Exercise brief: Wherever the word "React" appears in a line, copy that line.

Data segment:
— start —
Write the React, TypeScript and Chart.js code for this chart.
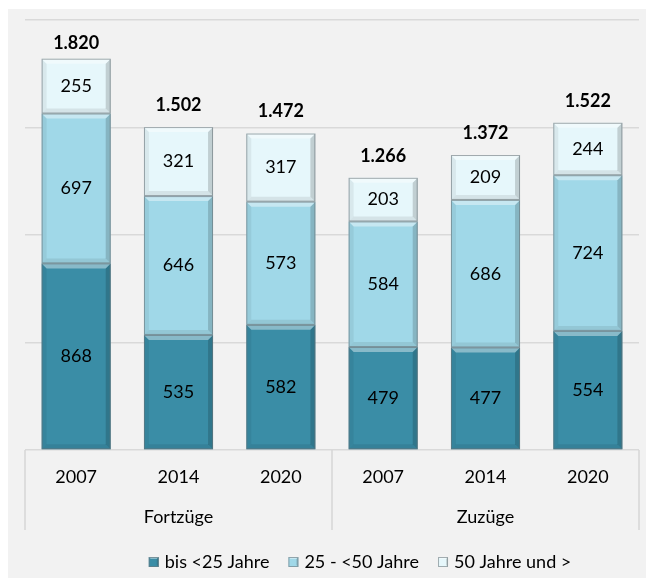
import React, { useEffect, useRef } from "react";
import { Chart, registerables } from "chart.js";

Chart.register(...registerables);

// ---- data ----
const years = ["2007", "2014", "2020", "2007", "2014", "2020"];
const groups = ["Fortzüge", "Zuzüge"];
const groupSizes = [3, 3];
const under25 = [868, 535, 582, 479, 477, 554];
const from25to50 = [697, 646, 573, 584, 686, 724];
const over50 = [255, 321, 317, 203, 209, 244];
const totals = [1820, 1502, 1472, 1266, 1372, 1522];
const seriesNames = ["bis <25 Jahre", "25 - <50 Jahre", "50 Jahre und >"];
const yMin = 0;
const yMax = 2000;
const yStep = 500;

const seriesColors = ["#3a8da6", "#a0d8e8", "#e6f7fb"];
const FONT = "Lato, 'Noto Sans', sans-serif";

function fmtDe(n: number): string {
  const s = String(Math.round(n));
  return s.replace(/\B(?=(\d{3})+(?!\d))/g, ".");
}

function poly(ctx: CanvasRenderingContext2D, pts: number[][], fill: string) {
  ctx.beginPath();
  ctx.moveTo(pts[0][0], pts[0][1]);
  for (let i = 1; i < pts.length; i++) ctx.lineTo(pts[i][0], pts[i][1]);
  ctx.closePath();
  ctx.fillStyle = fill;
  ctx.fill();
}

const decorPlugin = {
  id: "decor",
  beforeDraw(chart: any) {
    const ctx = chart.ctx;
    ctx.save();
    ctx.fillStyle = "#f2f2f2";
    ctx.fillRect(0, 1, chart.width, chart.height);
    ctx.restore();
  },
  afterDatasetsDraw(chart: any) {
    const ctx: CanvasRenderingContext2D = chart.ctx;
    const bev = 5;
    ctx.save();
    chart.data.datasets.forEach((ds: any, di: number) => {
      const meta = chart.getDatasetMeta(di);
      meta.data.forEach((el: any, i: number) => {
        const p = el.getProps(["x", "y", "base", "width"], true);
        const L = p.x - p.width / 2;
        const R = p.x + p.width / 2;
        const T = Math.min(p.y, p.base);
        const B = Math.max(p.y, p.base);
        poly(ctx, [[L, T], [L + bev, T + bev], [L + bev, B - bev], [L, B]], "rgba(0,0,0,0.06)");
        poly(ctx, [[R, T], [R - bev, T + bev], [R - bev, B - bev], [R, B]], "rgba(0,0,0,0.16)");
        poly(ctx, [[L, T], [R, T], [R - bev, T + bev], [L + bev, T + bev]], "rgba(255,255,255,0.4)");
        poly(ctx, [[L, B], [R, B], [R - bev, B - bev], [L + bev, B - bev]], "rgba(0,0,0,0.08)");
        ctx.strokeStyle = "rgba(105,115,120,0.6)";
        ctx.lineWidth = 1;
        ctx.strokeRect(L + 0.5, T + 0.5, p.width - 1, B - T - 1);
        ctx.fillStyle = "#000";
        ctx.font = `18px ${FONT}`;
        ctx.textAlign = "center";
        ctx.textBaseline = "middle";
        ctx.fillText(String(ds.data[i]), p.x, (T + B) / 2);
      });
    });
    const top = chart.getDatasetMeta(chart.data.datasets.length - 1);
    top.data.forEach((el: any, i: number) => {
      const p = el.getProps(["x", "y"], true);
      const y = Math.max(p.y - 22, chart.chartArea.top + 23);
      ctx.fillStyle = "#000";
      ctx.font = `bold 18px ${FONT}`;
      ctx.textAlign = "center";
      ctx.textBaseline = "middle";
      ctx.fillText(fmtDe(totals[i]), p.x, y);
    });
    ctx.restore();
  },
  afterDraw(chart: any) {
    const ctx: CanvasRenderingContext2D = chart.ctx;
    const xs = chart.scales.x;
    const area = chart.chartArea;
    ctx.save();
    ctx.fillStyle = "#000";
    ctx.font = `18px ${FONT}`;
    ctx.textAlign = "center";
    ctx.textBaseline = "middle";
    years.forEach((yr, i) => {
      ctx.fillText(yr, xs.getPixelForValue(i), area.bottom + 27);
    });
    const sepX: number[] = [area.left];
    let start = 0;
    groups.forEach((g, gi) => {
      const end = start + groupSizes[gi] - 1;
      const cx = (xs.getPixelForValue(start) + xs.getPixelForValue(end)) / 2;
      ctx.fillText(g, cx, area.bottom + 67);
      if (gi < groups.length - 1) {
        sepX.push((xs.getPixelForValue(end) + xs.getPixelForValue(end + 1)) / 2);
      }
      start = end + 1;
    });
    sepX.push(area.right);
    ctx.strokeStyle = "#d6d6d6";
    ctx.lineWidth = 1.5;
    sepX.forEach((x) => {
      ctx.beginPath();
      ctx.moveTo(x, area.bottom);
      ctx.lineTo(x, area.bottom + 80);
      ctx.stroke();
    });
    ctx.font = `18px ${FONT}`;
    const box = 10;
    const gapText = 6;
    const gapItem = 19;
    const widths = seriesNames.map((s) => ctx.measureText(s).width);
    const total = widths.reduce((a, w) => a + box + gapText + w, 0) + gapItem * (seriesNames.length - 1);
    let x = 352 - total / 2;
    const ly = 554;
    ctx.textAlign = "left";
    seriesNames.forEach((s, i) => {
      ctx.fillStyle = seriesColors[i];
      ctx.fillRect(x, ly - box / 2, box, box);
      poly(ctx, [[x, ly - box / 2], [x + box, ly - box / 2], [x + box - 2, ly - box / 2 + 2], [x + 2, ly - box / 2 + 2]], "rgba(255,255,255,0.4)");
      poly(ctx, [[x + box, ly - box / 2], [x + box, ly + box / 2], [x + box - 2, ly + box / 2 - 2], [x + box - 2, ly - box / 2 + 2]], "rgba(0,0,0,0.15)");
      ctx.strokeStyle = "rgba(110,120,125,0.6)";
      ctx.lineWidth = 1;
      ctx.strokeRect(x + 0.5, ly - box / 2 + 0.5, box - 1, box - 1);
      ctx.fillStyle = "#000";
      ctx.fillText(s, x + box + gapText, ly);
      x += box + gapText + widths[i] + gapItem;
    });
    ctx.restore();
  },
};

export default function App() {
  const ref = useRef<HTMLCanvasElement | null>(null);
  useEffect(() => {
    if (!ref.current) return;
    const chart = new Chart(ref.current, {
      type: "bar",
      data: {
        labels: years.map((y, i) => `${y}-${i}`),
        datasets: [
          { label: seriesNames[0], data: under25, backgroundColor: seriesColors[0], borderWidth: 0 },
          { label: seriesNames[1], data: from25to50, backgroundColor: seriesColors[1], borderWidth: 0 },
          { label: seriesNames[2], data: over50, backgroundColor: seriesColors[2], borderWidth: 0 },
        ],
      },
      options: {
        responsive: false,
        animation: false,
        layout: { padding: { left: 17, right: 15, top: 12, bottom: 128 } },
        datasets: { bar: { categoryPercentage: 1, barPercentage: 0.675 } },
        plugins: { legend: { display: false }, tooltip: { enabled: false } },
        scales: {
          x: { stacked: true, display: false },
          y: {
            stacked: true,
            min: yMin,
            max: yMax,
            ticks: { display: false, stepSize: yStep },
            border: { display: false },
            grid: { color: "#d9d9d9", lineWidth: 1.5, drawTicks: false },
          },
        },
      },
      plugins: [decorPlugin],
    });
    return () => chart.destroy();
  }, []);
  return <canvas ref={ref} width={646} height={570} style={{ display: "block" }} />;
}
— end —
In response:
Write the React, TypeScript and Chart.js code for this chart.
import React, { useEffect, useRef } from "react";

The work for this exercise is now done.